A new wave of volunteer science projects aims to allow amateur participants to actively gather data for the benefit of their communities.

What has changed is a growing sense that participants can actively take part in projects, rather than passively allowing their idle computer to do the grunt work.

Their feeling is that science is too important to be left to scientists alone,” says Francois Grey from the Citizen Cyberscience Centre, a collaboration set up in 2009 between CERN, the University of Geneva, and the United Nations, with seed money from the Shuttleworth Foundation.

Grey’s Citizen Cyberscience Centre is one of the main operations pushing citizen science into unexplored territories. One reason Grey says this is becoming increasingly possible is that the technology barrier is dropping, so more and more sophisticated hardware can be placed in citizen’s hands.

One project the CCC supports — the “Quake Catcher Network”, or QCN as it is known — epitomizes the trend towards ever-smaller, more nimble devices, based upon the latest chips. A customized external motion-detecting device with a USB plug turns peoples’ ordinary desktops into automated earthquake detectors. Connect computers via the internet to a centralized system, or server, and you now have a wide-ranging system that maps an earthquake’s aftermath.

And soon there could be an army of mobile “quake-catchers”, according to QCN’s Carl Christensen. Smartphones are ideal for the task, as they already have built-in motion-detectors, gyroscopes, accelerometers, and GPS signaling. By summer 2012 QCN expects to release an app that turns your Android smartphone into a pocket-sized earthquake sensor. Soon after, they hope to send 1,000 sensor-equipped phones to places where a fault-line has just slipped.

Some of the hardware being adopted in other citizen science projects also hail from unexpected origins. A major advance in scientific computing came from the development of superfast 3D Graphics Processing Units (GPUs) to run video games on Sony’s PlayStation 3 console. GPUs can do 10 times more than an ordinary chip.

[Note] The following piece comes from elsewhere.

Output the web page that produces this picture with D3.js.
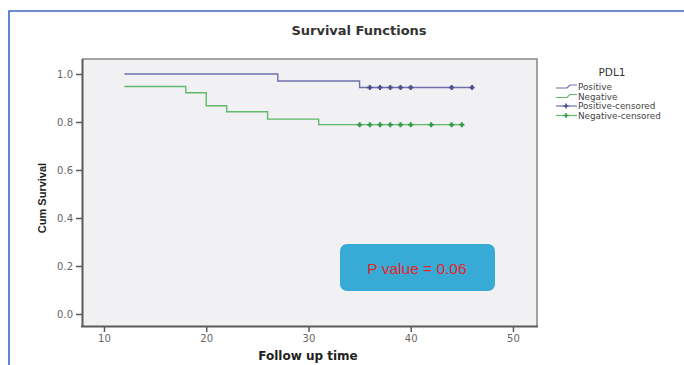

Consequently, Dave Anderson, founder of the open-source software platform BOINC, foresees volunteer computing at an “exascale” level – about 1,000,000,000,000,000,000 calculations per second – 100 times more powerful than today’s top supercomputers.

But the deepest forests of the Congo Basin may provide a glimpse of where citizen science could be heading. An initiative aims to help pygmy tribes fight logging and poaching in this area by allowing them to document destruction and deforestation with games and interactive maps.

This initiative is part of the Extreme Citizen Science program based at University College London. The idea is to allow any community, regardless of their literacy to start, run, and analyse a scientific study, whether it is to advance interests, or to effect policy change.

They are working with indigenous people in the Republic of Congo and Cameroon to develop data collection tools that can be used by non-literate people. In the 1990s, vast regions of forest in the Congo Basin were divided up and sold to multinational companies to mine resources. But by the mid-2000s, many of these companies wanted FSC (Forest Stewardship Council) certification to signify products that are from responsibly harvested and verified sources, and they turned to people like Lewis for help.

So they devised ways for monitoring what the indigenous people wanted to preserve, for instance, trees from which they harvest a particularly delicious and tradable species of caterpillar. People are equipped with touchscreen devices with icons for various options like “valuable tree” that they can select and tag with GPS coordinates.